◆ TO BE DONE: Transcribe word for word only the span whose first line is the one with "Write the Altair code for this chart." and whose last line is the one with "import pandas as pd"; both of those lines belong to it.

─── DATA IN THIS EXERCISE ───

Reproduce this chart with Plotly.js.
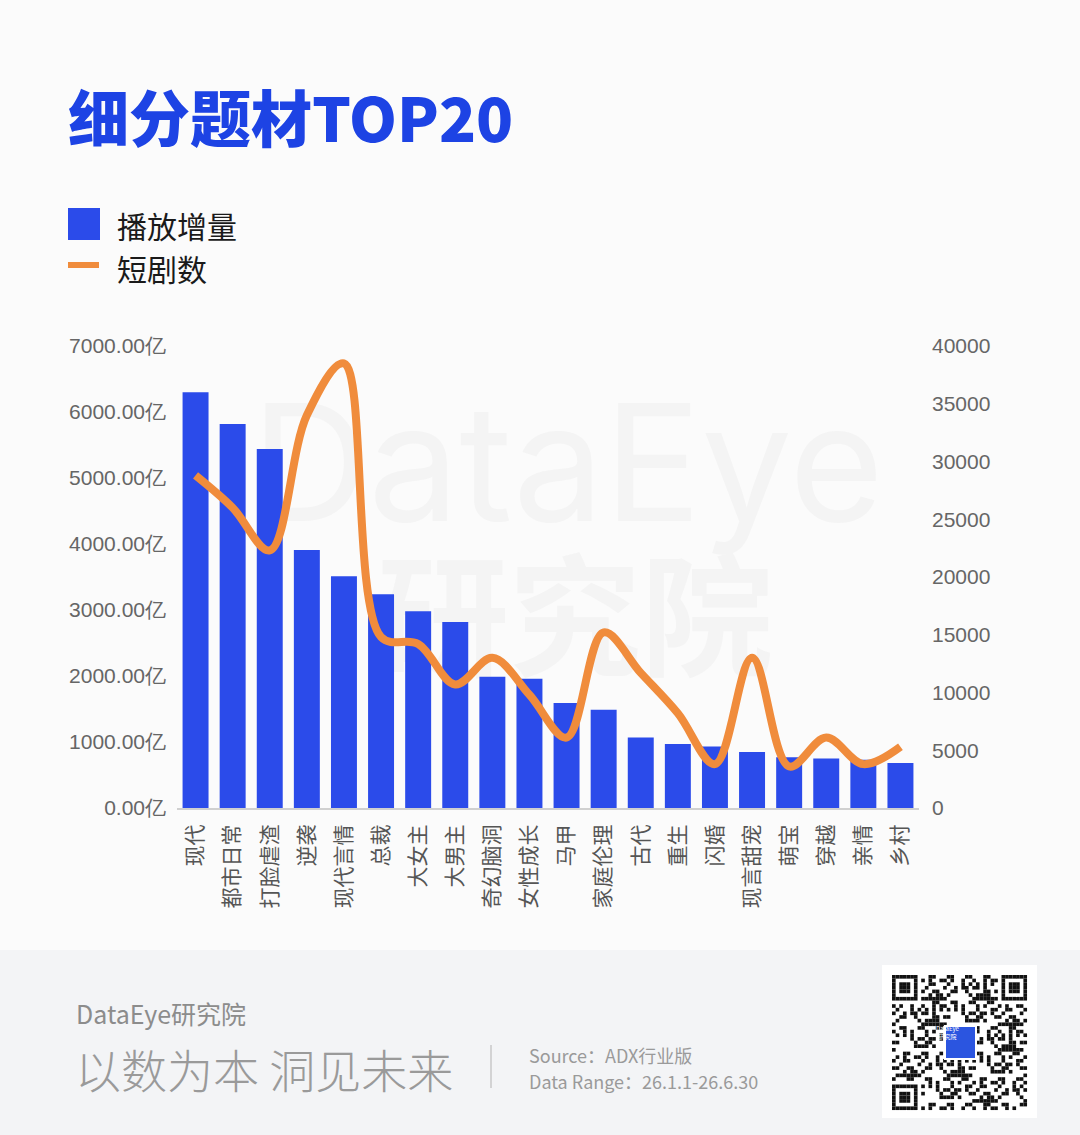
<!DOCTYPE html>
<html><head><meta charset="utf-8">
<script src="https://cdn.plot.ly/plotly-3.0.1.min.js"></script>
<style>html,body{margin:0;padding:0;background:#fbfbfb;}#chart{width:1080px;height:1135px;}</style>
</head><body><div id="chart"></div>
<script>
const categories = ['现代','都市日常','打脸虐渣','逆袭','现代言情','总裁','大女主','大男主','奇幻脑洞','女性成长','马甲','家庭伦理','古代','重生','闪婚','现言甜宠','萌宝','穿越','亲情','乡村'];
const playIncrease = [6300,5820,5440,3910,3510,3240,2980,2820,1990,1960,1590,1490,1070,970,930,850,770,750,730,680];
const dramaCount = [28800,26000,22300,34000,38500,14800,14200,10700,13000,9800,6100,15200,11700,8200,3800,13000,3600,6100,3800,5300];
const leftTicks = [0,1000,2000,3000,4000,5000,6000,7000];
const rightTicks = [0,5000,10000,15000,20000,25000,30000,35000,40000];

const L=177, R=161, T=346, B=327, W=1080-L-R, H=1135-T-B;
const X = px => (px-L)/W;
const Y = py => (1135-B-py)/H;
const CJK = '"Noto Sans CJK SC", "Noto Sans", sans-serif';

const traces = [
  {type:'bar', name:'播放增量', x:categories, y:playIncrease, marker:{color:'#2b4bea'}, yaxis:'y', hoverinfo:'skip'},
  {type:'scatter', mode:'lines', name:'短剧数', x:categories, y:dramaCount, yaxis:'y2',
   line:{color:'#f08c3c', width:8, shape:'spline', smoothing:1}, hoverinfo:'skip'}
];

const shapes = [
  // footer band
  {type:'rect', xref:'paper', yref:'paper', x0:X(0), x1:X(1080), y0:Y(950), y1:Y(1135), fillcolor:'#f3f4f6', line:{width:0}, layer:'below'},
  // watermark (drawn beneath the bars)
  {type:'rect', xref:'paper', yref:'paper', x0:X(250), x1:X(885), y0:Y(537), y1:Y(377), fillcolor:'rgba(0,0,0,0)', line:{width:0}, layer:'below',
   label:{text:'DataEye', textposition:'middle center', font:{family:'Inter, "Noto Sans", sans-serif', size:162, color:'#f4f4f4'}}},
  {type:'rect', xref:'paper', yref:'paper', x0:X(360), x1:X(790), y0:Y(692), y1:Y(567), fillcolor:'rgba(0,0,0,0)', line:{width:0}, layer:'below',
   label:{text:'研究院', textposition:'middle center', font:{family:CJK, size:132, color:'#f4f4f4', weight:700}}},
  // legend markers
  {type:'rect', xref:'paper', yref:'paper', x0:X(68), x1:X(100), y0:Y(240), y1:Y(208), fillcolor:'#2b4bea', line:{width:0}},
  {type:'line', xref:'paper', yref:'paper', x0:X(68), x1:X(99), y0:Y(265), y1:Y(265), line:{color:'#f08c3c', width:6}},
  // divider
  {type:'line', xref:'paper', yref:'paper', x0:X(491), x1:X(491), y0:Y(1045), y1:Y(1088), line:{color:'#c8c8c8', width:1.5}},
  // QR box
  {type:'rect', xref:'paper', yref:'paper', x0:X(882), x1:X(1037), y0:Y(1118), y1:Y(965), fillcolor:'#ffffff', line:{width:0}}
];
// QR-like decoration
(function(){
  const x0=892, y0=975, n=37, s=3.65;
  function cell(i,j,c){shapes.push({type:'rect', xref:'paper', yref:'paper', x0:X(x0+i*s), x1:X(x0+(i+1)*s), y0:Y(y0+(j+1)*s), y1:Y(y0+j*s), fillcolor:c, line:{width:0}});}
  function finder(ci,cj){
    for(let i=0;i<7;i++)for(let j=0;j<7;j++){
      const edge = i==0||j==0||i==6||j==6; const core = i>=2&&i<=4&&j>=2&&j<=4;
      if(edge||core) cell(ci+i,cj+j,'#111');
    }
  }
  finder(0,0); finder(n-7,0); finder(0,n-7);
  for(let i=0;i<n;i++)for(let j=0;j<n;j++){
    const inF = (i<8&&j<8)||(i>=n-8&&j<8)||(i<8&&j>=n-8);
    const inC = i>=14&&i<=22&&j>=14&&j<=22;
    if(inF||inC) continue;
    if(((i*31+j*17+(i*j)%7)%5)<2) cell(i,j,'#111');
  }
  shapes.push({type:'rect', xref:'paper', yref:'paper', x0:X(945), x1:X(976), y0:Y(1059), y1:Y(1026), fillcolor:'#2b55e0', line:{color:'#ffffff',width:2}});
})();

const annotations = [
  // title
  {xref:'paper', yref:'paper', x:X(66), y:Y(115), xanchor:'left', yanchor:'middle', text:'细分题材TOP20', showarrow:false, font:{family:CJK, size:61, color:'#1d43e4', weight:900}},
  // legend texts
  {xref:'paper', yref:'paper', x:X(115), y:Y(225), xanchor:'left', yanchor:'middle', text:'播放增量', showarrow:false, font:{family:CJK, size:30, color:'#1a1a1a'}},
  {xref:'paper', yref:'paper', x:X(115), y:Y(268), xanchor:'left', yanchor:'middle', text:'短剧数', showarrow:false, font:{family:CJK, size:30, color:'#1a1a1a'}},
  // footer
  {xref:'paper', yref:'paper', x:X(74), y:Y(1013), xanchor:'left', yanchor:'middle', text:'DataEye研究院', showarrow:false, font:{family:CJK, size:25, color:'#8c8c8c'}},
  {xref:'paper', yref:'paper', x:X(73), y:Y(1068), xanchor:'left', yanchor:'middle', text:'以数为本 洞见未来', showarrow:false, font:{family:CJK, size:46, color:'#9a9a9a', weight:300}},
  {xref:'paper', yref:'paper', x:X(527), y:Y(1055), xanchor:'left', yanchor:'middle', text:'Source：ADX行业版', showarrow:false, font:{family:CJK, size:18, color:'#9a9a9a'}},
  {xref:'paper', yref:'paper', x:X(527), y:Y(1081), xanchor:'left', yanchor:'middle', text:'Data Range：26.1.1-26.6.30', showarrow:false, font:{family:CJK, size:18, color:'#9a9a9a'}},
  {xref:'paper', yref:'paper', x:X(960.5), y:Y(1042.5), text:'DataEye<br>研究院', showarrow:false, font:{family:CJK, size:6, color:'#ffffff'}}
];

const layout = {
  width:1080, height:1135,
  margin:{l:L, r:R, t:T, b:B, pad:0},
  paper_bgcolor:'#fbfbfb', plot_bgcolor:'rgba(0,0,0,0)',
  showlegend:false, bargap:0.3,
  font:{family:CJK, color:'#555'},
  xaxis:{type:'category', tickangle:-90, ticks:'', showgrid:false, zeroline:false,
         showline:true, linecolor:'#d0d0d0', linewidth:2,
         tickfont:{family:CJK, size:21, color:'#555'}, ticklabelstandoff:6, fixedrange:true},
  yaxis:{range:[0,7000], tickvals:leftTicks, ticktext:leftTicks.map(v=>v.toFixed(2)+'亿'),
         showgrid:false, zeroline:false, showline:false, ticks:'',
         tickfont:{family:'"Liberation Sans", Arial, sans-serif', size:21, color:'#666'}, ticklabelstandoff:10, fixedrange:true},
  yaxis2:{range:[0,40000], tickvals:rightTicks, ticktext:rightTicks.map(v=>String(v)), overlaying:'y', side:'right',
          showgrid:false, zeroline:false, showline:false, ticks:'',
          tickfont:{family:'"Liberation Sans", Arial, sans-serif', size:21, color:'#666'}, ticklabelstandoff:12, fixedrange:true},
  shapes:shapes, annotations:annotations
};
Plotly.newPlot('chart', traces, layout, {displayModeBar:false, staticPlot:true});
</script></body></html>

───
─── DATA IN THIS EXERCISE ───

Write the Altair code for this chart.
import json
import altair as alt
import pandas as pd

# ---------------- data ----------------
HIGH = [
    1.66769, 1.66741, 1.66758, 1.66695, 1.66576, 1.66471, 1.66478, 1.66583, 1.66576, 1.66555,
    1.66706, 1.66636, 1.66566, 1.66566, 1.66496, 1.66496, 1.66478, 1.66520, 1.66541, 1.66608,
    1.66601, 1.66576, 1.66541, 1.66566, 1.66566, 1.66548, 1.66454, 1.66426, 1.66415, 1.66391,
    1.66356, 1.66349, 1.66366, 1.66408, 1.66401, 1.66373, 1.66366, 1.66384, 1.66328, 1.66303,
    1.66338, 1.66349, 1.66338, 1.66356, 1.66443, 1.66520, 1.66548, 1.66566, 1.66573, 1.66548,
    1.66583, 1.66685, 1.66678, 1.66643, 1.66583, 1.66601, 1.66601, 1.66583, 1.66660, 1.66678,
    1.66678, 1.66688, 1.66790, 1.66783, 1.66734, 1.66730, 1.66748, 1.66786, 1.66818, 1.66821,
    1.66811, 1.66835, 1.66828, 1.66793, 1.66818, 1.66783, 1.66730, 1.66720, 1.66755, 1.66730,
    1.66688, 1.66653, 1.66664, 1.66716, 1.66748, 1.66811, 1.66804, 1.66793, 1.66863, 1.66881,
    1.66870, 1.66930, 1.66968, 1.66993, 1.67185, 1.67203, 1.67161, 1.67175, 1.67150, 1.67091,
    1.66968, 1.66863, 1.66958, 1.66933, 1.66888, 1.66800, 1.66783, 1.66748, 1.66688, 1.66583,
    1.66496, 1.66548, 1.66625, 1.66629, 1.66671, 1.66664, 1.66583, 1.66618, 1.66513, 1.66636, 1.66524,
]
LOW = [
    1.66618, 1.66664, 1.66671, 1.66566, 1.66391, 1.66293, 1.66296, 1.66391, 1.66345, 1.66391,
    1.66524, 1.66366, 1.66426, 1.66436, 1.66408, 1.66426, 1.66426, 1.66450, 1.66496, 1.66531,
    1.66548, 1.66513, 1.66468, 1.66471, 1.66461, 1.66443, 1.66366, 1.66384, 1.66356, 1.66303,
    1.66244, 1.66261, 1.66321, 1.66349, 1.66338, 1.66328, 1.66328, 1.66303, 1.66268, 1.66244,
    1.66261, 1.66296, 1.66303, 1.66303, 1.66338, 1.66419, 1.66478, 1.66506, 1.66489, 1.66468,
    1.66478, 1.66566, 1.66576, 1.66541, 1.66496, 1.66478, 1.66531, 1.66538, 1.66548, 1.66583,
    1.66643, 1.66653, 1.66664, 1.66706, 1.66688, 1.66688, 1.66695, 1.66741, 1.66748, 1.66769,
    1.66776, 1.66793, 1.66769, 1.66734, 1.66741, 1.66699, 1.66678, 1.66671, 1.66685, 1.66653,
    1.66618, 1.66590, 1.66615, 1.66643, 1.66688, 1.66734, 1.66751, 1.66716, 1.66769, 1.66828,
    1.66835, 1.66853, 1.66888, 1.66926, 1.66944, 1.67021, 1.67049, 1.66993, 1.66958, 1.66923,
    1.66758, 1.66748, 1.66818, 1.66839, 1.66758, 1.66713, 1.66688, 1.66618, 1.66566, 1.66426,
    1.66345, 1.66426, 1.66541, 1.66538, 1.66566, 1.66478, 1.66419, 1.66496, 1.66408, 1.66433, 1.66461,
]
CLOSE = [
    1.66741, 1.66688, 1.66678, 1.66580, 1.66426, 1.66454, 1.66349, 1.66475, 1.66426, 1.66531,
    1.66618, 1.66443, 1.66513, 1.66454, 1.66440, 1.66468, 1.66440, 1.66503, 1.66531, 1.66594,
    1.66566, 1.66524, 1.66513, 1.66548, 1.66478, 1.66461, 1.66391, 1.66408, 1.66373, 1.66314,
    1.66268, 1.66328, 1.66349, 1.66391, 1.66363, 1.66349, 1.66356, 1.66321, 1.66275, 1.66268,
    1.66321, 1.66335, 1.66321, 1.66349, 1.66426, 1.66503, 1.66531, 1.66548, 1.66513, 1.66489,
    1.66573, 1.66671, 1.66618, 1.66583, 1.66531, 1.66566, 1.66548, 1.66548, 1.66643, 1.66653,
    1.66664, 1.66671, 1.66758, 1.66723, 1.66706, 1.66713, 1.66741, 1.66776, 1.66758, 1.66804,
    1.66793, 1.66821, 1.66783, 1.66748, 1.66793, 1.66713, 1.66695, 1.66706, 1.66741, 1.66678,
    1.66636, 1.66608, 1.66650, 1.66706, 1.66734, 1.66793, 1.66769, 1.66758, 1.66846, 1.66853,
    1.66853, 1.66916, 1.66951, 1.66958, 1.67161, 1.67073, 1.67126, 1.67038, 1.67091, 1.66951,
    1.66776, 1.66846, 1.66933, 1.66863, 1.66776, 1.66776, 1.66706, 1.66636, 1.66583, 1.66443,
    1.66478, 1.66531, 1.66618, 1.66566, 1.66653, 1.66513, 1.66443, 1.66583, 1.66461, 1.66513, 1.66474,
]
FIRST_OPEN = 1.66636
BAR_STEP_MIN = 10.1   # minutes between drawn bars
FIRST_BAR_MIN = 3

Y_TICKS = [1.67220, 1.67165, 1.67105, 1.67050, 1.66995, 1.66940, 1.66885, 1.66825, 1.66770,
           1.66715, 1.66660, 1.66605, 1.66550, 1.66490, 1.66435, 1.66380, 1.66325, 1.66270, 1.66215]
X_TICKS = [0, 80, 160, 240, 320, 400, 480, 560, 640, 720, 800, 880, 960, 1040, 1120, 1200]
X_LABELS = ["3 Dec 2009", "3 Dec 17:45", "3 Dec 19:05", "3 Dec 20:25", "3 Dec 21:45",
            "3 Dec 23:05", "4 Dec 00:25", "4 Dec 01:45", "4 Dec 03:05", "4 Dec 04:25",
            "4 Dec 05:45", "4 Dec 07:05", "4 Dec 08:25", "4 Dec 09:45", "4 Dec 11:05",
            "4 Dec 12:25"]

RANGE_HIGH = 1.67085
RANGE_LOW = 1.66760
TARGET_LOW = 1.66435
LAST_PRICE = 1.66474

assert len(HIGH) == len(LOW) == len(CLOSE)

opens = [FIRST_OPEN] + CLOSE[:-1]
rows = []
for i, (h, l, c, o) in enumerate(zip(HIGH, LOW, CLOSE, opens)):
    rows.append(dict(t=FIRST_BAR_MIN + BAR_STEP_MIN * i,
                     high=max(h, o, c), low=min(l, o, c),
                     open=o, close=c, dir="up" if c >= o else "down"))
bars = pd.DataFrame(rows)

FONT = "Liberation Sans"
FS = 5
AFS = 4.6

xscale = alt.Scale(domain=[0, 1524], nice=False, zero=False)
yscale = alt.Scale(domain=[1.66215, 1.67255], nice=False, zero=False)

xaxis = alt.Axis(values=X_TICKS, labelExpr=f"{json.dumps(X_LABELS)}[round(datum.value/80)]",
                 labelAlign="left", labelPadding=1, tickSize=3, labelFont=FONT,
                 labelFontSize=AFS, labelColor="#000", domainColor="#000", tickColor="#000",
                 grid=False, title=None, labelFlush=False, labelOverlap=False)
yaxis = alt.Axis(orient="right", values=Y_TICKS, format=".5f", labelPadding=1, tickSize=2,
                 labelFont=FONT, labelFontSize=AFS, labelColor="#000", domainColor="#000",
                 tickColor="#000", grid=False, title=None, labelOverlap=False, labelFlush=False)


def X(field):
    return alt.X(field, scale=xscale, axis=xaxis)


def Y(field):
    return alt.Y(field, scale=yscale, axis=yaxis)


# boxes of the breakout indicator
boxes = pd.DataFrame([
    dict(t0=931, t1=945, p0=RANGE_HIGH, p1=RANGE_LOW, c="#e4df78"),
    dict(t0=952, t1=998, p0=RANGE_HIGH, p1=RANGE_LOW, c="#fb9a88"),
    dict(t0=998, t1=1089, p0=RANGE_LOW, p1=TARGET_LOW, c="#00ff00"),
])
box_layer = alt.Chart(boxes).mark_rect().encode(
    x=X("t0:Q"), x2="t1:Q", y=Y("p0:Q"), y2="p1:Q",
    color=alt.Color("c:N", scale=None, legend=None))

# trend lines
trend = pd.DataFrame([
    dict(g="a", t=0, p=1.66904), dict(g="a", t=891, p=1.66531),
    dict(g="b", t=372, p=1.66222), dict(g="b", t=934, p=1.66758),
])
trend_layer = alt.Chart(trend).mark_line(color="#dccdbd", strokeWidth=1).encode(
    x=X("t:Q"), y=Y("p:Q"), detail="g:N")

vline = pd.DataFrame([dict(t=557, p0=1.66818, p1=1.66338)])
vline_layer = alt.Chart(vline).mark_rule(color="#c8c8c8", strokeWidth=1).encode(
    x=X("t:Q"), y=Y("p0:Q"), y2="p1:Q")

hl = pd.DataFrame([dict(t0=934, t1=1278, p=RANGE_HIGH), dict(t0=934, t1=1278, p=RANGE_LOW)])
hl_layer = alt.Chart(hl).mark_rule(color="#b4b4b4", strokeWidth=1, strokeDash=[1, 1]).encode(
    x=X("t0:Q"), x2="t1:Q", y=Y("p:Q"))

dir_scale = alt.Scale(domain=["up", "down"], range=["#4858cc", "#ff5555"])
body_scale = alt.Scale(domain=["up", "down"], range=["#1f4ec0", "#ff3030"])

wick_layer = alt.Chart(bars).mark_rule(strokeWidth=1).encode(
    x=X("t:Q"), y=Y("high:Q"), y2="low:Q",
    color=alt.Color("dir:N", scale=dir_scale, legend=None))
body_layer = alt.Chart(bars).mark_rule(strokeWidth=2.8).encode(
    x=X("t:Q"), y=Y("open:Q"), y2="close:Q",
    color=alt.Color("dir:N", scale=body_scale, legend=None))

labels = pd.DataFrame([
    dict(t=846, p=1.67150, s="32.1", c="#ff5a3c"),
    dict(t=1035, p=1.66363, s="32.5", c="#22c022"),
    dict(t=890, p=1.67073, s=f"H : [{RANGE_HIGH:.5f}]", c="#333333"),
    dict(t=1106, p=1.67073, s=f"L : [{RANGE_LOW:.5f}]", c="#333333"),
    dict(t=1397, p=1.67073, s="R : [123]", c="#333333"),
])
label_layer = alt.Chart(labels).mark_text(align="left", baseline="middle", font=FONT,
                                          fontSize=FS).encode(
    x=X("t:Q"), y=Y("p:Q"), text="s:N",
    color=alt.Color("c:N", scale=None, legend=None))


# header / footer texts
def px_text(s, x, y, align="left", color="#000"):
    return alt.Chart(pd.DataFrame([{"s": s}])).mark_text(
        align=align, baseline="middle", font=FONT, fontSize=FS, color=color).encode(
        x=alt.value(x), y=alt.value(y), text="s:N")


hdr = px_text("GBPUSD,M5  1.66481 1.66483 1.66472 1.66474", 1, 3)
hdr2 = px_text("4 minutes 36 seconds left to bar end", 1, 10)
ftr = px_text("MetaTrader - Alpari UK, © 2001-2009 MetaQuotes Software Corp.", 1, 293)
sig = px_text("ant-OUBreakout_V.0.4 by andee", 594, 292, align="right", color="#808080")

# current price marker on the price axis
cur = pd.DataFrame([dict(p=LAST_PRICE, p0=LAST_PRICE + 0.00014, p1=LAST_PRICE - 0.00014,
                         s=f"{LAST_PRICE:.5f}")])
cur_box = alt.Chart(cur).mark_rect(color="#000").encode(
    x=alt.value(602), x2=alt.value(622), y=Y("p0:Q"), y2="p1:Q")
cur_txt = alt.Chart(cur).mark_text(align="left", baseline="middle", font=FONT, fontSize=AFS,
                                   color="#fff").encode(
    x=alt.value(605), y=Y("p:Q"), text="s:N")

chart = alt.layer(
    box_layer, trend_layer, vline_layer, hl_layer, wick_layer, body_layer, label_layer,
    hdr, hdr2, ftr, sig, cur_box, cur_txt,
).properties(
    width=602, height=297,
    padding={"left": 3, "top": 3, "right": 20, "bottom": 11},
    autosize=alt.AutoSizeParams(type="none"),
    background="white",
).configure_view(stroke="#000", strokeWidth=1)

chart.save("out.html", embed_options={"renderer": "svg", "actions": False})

───

◆ RESULT OF THE EXERCISE:
Write the Altair code for this chart.
import json
import altair as alt
import pandas as pd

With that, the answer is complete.